Boubacar Doumbia est le fondateur et directeur de Ndomo, l’un des nombreux ateliers artisanaux de Ségou, au Mali, où est confectionné le bogolan. Il confirme que sa technique de fabrication s’est modernisée avec la réalisation de différentes gammes : lourde, semi-lourde et légère – ces deux dernières ayant la préférence des créateurs. Et pour s’adapter à la demande, les motifs traditionnels sont un peu délaissés au profit de modèles plus contemporains, explique Boubacar Doumbia.

« Nous exportons au Burkina Faso, au Sénégal, en Côte d’Ivoire mais aussi au Ghana, pour les boutiques de souvenirs et pour les designers », poursuit-il. Ce commerce se développe aussi à l’international pour des maisons de haute couture, de prêt-à-porter ou de décoration. La tendance touche l’Europe et les États-Unis. Et la France n’est pas en reste, avec des griffes comme Bogolove-Paris, House of Sudan ou la boutique Africouleur.

« Proposer du textile décoratif en bogolan est une façon de donner les moyens aux artisans de Bamako et de Ségou de faire perdurer leur travail », explique Férouz Allali, directrice et fondatrice d’Africouleur. À côté de ces tissus, qu’elle vend 130 euros pièce environ, elle propose aussi des produits en wax, de confection asiatique, qu’elle se procure sur les marchés de Lomé. « Il reste à la mode », glisse-t-elle.

D’Oscar de la Renta à Nanawax

En 2008, le styliste haute couture américain Oscar de la Renta proposait déjà une collection printemps-été exclusivement consacrée au bogolan. En 2011, la chanteuse Beyoncé prenait la pose dans les pages du magazine L’Officiel avec une imposante robe confectionnée dans ce tissu. Et, en 2013, c’est la marque italienne Marina Rinaldi qui le célébrait.

Mais, succès oblige, la fabrication du bogolan, à l’instar de celle du wax, s’industrialise. Aujourd’hui, on peut ainsi retrouver ses motifs sur n’importe quel textile. « C’est un tissu que j’ai toujours apprécié.
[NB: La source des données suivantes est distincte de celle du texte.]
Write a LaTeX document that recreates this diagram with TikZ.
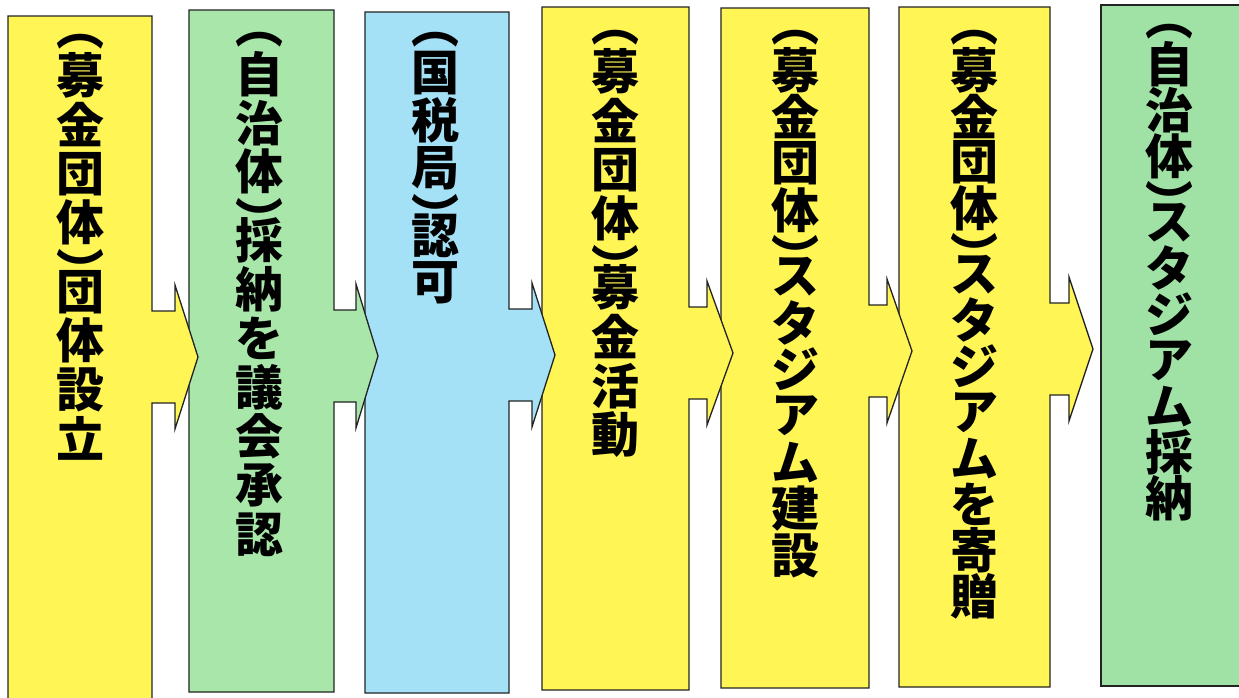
\documentclass[tikz,border=0pt]{standalone}
\usepackage{fontspec}
\newfontfamily\jpfont{Noto Sans CJK JP}[BoldFont={* Black}]
\definecolor{yel}{RGB}{255,245,85}
\definecolor{grn}{RGB}{168,230,170}
\definecolor{grnb}{RGB}{160,226,165}
\definecolor{blu}{RGB}{165,225,246}
\definecolor{colline}{RGB}{35,35,35}
\newdimen\VTpitch \VTpitch=48pt
\newdimen\VTpar \VTpar=20pt
\newdimen\VTtop \newdimen\VTbot \newdimen\VTshift
\def\VTchar#1{\hbox to 60pt{\hss\vbox to \VTpitch{\vss\hbox{#1}\vss}\hss}}
\def\VTparen#1{%
  \VTtop=\XeTeXglyphbounds2 \XeTeXcharglyph`#1\relax
  \VTbot=\XeTeXglyphbounds4 \XeTeXcharglyph`#1\relax
  \VTshift=\dimexpr(\VTbot-\VTtop)/2\relax
  \hbox to 60pt{\hss\vbox to \VTpar{\vss\hbox{\smash{\raise\VTshift\hbox to 0pt{\hss#1\hss}}}\vss}\hss}}
\def\VTitem#1{\ifx#1︵\VTparen{#1}\else\ifx#1︶\VTparen{#1}\else\VTchar{#1}\fi\fi}
\def\VTloop#1{\ifx\relax#1\else\VTitem{#1}\expandafter\VTloop\fi}
\newcommand\vtext[2]{\VTpitch=#1pt\vbox{\offinterlineskip\jpfont\bfseries\fontsize{48}{48}\selectfont\VTloop#2\relax}}
% fill, L, R, T, B, C, W, X
\newcommand\colarrow[8]{%
  \filldraw[fill=#1, colbox] (#2,#4) -- (#3,#4) -- (#3,#6-46) -- (#7,#6-46) -- (#7,#6-72) -- (#8,#6) -- (#7,#6+72) -- (#7,#6+46) -- (#3,#6+46) -- (#3,#5) -- (#2,#5) -- cycle;}
\tikzset{
  colbox/.style={draw=colline, line width=1.3pt, line join=miter},
  vlabel/.style={anchor=north, inner sep=0pt, text=black},
}
\begin{document}
\begin{tikzpicture}[x=1pt,y=-1pt]
\fill[white] (0,0) rectangle (1239,697);
\useasboundingbox (0,0) rectangle (1239,697);
% columns, drawn right to left so each arrow head lies over the next column
\filldraw[fill=grnb, colbox] (1101,5) rectangle (1242,686);
\colarrow{yel}{899}{1050}{7}{687}{349}{1069}{1093}
\colarrow{yel}{721}{869}{8}{688}{351}{887}{912}
\colarrow{yel}{542}{689}{7}{690}{353}{707}{733}
\colarrow{blu}{365}{509}{12}{693}{355}{532}{555}
\colarrow{grn}{189}{334}{10}{692}{356}{356}{378}
\colarrow{yel}{8}{152}{16}{700}{357}{175}{198}
% labels
\node[vlabel] (t1) at (80,31) {\vtext{49}{︵募金団体︶団体設立}};
\node[vlabel] (t2) at (259,29) {\vtext{49}{︵自治体︶採納を議会承認}};
\node[vlabel] (t3) at (435,29) {\vtext{47.5}{︵国税局︶認可}};
\node[vlabel] (t4) at (615,27) {\vtext{49}{︵募金団体︶募金活動}};
\node[vlabel] (t5) at (795,27) {\vtext{46.5}{︵募金団体︶スタジアム建設}};
\node[vlabel] (t6) at (974,27) {\vtext{46}{︵募金団体︶スタジアムを寄贈}};
\node[vlabel] (t7) at (1169,21) {\vtext{46}{︵自治体︶スタジアム採納}};
\end{tikzpicture}
\end{document}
Mais il s’agit d’un coton épais et difficile à manier. Aussi, je me procure de la soie, du crêpe ou du coton plus léger, sur lesquels je fais reproduire les dessins traditionnels », explique Maureen Ayité, fondatrice de Nanawax, qui possède des boutiques à Cotonou, Abidjan, Dakar et Brazzaville, avec un point relais à Paris. Ses pièces ont aussi séduit Flora Coquerel, Miss France 2014, et le rappeur Black M.

Il est certain que de plus en plus de créateurs s’attachent à leur africanité à travers le bogolan, tissu au fort aspect identitaire

La marque de maillots de bain Oba Swimwear, créée par Leïla Toukourou, une Parisienne aux origines béninoises et togolaises, utilise le même procédé que Nanawax pour ses modèles. Le jeune styliste malien Jean Kassim Dembele, créateur de la marque de prêt-à-porter JK Dressing, se procure des bogolans à la boutique Comatex du grand marché de Bamako, où le pagne de 1,80 m, coûte 1 500 F CFA. « Comatex ne propose pas de bogolan artisanal, mais ce tissu est en pleine évolution. Pour moi, en utiliser les motifs est déjà un gage d’authenticité. »

Selon Awa Meité van Til, s’il ne supplante pas encore le wax compte tenu de la force de frappe de Vlisco et de ses filiales sur le continent, « il est certain que de plus en plus de créateurs s’attachent à leur africanité à travers ce tissu au fort aspect identitaire ».